Segundo a decisão de Gilmar, igualmente disponível no site do STF, o TJ-MS deve observar o disposto no artigo 1.036 do novo Código de Processo Civil. Ele determina, para casos de multiplicidade de recursos com fundamento em idêntica questão, que o presidente ou o vice-presidente dos TJs (e dos tribunais regionais federais, TRFs) selecionem os recursos mais representativos da controvérsia, e então os reenviem aos tribunais superiores (STF e STJ).
De acordo com a assessoria do TSE, o ministro Gilmar Mendes considera que “a decisão é desfavorável ao recorrente (o contratante de Admar Gonzaga Neto), porque a decisão recorrida será, em princípio, mantida na origem”.
Categoria
O ministro Admar Gonzaga Neto representa, no TSE, a categoria dos advogados, que tem dois representantes titulares e dois substitutos, sua condição no momento. A estes – que recebem jetom por sessão, e não salário de ministros -, a lei permite que advoguem, à exceção das cortes eleitorais. Todos o fazem, e também Gonzaga Neto.

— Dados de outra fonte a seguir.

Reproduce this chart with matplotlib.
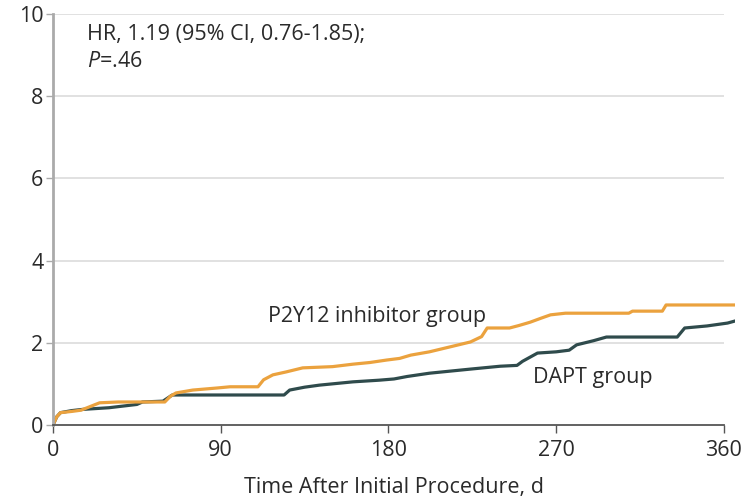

A prerrogativa já foi questionada no Supremo – pelo potencial tráfico de influência que propicia -, mas mantida como constitucional. O ministro Dias Toffoli, quando na presidência do TSE, manifestou-se contrário, sugerindo que não mais pudessem advogar enquanto ministros, e passassem a receber o mesmo salário dos ministros do Superior Tribunal de Justiça (STJ).
Na época em que Toffoli apresentou a proposta no STF – para incluí-la no Estatuto de Magistratura, que segue em interminável discussão – o ministro Edson Fachin, hoje relator da Lava Jato, considerou-a uma “medida saneadora”.
Mudança. Também a vê dessa forma o senador Antonio Anastasia (PSDB-MG), autor de uma Proposta de Emenda à Constituição (PEC 70/2015) que proíbe os ministros-advogados de exercerem a advocacia enquanto estiverem na corte. A PEC está na fila da Comissão de Constituição, Justiça e Cidadania do Senado.
Anastasia já disse, em entrevistas, que sua proposta pretende corrigir um “grave equívoco”. Com as regras de hoje pode ocorrer, por exemplo, como explicou, de um juiz patrocinar causas que tenham como julgadores seus próprios pares da Justiça Eleitoral. Enquanto a regra não muda, os ministros-advogados, ou advogados-ministros, seguem com os escritórios abertos.
Advogado tem outras ações em andamento no STF
Admar Gonzaga Neto advoga em outras ações. Para citar apenas casos em andamento (2016/2017), é advogado da Companhia Siderúrgica Nacional (CSN), contra o município de Volta Redonda (RJ), no Recurso Extraordinário com Agravo (ARE) 900362; e da Ação Direta de Inconstitucionalidade (ADI) 1626, em que aparece como advogado do Partido Progressista Brasileiro (PPB). “Já me afastei deste caso”, disse. Mas segue constando como advogado no site do STF. O ministro já foi advogado do PSDB (na campanha de FHC à reeleição) e do Democratas.
O PT também entrou na vida de Gonzaga Neto, quando advogou para a campanha de Dilma Rousseff, em 2010, defendendo-a no TSE. Se Temer o escolher, exercerá seu primeiro mandato de ministro titular – quando, então, não mais poderá advogar.
As informações são do jornal O Estado de S. Paulo.